**Zipfs law** - describes the relationship between the frequency of a word in a corpus and its rank. The law states that the frequency of any given word is inversely proportional to its rank in the frequency table.

Example Pokemon cards, We have 100 pokemon cards and we have to line them up from most common to least. According to the law, the frequency of a word is dependent on its rank. THerefore the most common card will appear the most and the second most common will appear half as many times, third common will be one third and so on.

In [None]:
from huggingface_hub import hf_hub_download
import pandas as pd
import matplotlib.pyplot as plt

# Download the dataset of Medium articles from Hugging Face Hub
df_articles = pd.read_csv(
    hf_hub_download("fabiochiu/medium-articles", repo_type="dataset",
                    filename="medium_articles.csv")
)


df_articles = df_articles[:50000]

# Tokenize the text into individual words
tokenized_words = df_articles["text"].str.lower().str.split()

# Count the frequency of each word
word_counts = {}
for words in tokenized_words:
    for word in words:
        if word in word_counts:
            word_counts[word] += 1
        else:
            word_counts[word] = 1

# Sort the words by their frequencies in descending order
sorted_words = sorted(word_counts.items(), key=lambda x: x[1], reverse=True)

In [None]:
sorted_words

**TF-IDF**

Term Frequency is like counting how many times a specific word appears in a dataset. Inverse Document Frequency is like thinking about how common or rare a word is across all corpus.

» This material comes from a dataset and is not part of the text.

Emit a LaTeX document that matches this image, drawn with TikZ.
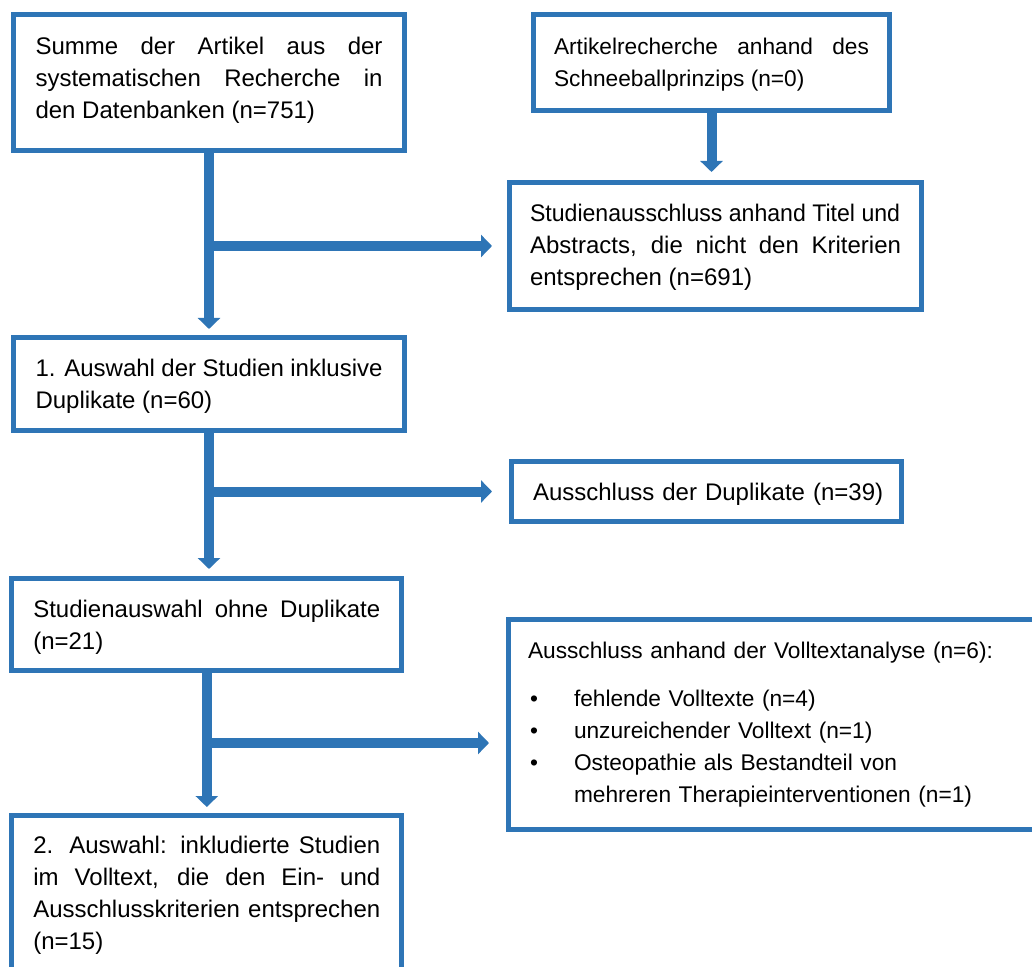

Example TF-IDF helps us find words that are important in a specific book but not very common in all the books.

1. Zipf's law explains the overall distribution of word frequencies in a corpus.
2. TF-IDF focuses on measuring the importance of words within individual documents.

In [None]:
from sklearn.feature_extraction.text import TfidfVectorizer

In [None]:
# apply the TfidfVectorizer to the corpus
corpus = df_articles["text"]
vectorizer = TfidfVectorizer()
corpus_vectorized = vectorizer.fit_transform(corpus) # TF-IDF matrix for the corpus. it computes the TF-IDF score of each token with respect to every article. It transforms the corpus into a matrix where each row represents an article and each column represents a token.
print(corpus_vectorized.shape)

(50000, 288140)


In [None]:
# vectorize query
query = "natural language processing"
query_vectorized = vectorizer.transform([query]) #  TF-IDF vector for the query. it learns transformation to "data science nlp" without re-computing the parameters.
print(query_vectorized.shape)

(1, 288140)


In [None]:
(corpus_vectorized.transpose()).shape

(288140, 50000)

In [None]:
# compute scores as the dot product
scores = query_vectorized.dot(corpus_vectorized.transpose()) # the query vector needs to be multiplied with each document vector in the corpus matrix. to measure the similarity of query to the each document in the corpus.
scores_array = scores.toarray()[0]
print(scores_array.shape)

(50000,)


In [None]:
# retrieve the top_n articles with the highest scores and show them
def show_best_results(df_articles, scores_array, top_n=10):
  sorted_indices = scores_array.argsort()[::-1]
  for position, idx in enumerate(sorted_indices[:top_n]):
    row = df_articles.iloc[idx]
    title = row["title"]
    score = scores_array[idx]
    print(f"{position + 1} [score = {score}]: {title}")

show_best_results(df_articles, scores_array)

1 [score = 0.29307717929917204]: What the “Women in Language” Conference 2020 Taught Me
2 [score = 0.2691499776299288]: Sentiment Analysis with Logistic Regression (Part 1)
3 [score = 0.2682546479961668]: The Story of how Natural Language Processing is changing Financial Services in 2020
4 [score = 0.2666674603843819]: List of free resources to learn Natural Language Processing
5 [score = 0.2659237610875087]: To Expand Your Horizons, You Must Grow Your Language
6 [score = 0.2538403402775664]: Popular Python Libraries in NLP: Dealing with Language Detection, Translation & Beyond!
7 [score = 0.25119371362258425]: Natural Gas Is Dirtier than Coal
8 [score = 0.24682913805000956]: How people wade through one of the top trending technology (artificial intelligence)
9 [score = 0.2399478036375346]: On (Programming) Language Design
10 [score = 0.2347842942649893]: What is Programming? How to get Started?


In [None]:
# the dot is to measure the similarity between the query and each document in the corpus.